"wolf, carrot, goat" riddle on steroids (generating a table in lua)

Question

I have an array with a large number of elements in it, and would like to group them as many ways as possible, making each group an element in a new array. However, certain elements are incompatible, example:

objects = {a, b, c, d}
incompatible = {{a,b}, {a,d}, {c,d}}

I would like to generate an array containing all compatible arrangements of objects, with no duplicates. An element of this array can contain any and all number of objects, even singltons, as long as it's contents are all compatible.

in the case of the example above, it would look like this:

compatible_groups = {{},{a},{b},{c},{d},{a,c},{b,c},{b,d}}

One possible solution i considered was a function which takes an arbitrary number of arguments, comparing them all against one another such as:

function generate_groups(...)
    local arg={...}
    for i=1, #arg-(n+0) do -- only looping partially through array to prevent repeats
        for j=i+1, #arg-(n+1) do
            for k=j+1, #arg-(n+2) do
               ...

but for that to work, i would need to have as many nested for loops as the function has arguments. No idea how to do that.

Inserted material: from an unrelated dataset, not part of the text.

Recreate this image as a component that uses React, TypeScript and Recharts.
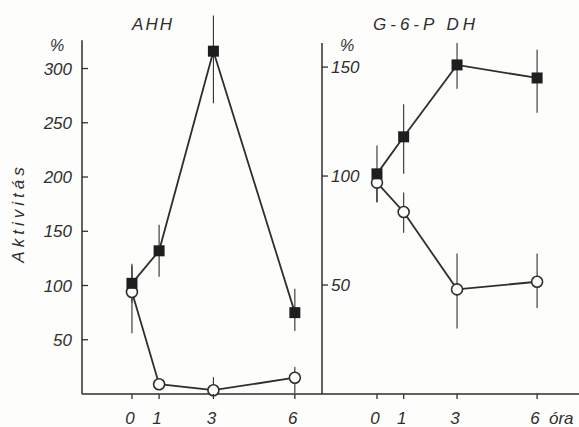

Once that's settled, it would be fairly trivial to check to see if two of the arguments form one of the elements of the incompatible array.

for i=1, #incompatible
if arg[a][1] == incompatible[a][1] and arg[a][2] == incompatible[a][2]...

So i think anyway. Is there a simpler approach I'm missing here?

Answer 1

Notice that if you have a set S(n) of all combinations for a list of length n, it is equal to S(n-1) + {list[1] with each combo in S(n-1)} where S(n-1) is set of all combinations for list of n-1 rightmost items of list. This means you can have recursive function. Since Lua does not have a splice operation (as opposed to python or lisp), we use an index "rightLen" which is the # items to use, from right end:

function getAllCombinations(list, rightLen)
    local N = #list
    rightLen = rightLen or N
    if rightLen <= 1 then 
        return {{}, {list[N]}}
    end
    local combosNm1 = getAllCombinations(list, rightLen-1)
    local combos = table.copy(combosNm1)
    local addItem = list[N-rightLen+1]
    for i,combo in ipairs(combosNm1) do
        table.insert(combo, addItem)
        table.insert(combos, combo)
    end
    return combos 
end

and table.copy is defined as

function table.copy(tt)
    local newT = {}
    for i,t in ipairs(tt) do
        if type(t) == 'table' then
            table.insert(newT, table.copy(t))
        else
            table.insert(newT, t)
        end
    end
    return newT
end

I have no idea if this is best performance possible. For 14 items it looked instantaneous on my laptop VM, for 17 items it required 1 second, for 19 items 5 seconds. Exponential growth of course. The copy is nasty, maybe the following would give faster results:

local combos = {} -- old: table.copy(combosNm1)
local addItem = list[N-rightLen+1]
for i,combo in ipairs(combosNm1) do
    table.insert(combos, combo)
    extCombo = table.copy(combo)
    table.insert(extCombo, addItem)
    table.insert(combos, extCombo)
end

and table.copy can simply be

function table.copy(tt)
    local newT = {}
    for i,t in ipairs(tt) do
         newT[i] = t
    end
    return newT
end

This seems about 40% faster.

Answer 2

You can first generate all possible permutations of the list then subtract the items you don't want.

You can use recursion to generate permutations without a ton of loops. See Algorithm to generate all possible permutations of a list?. You can either adapt the algorithm to check into your filter table and simply ignore the offending results, or simply remove them from the results afterwards.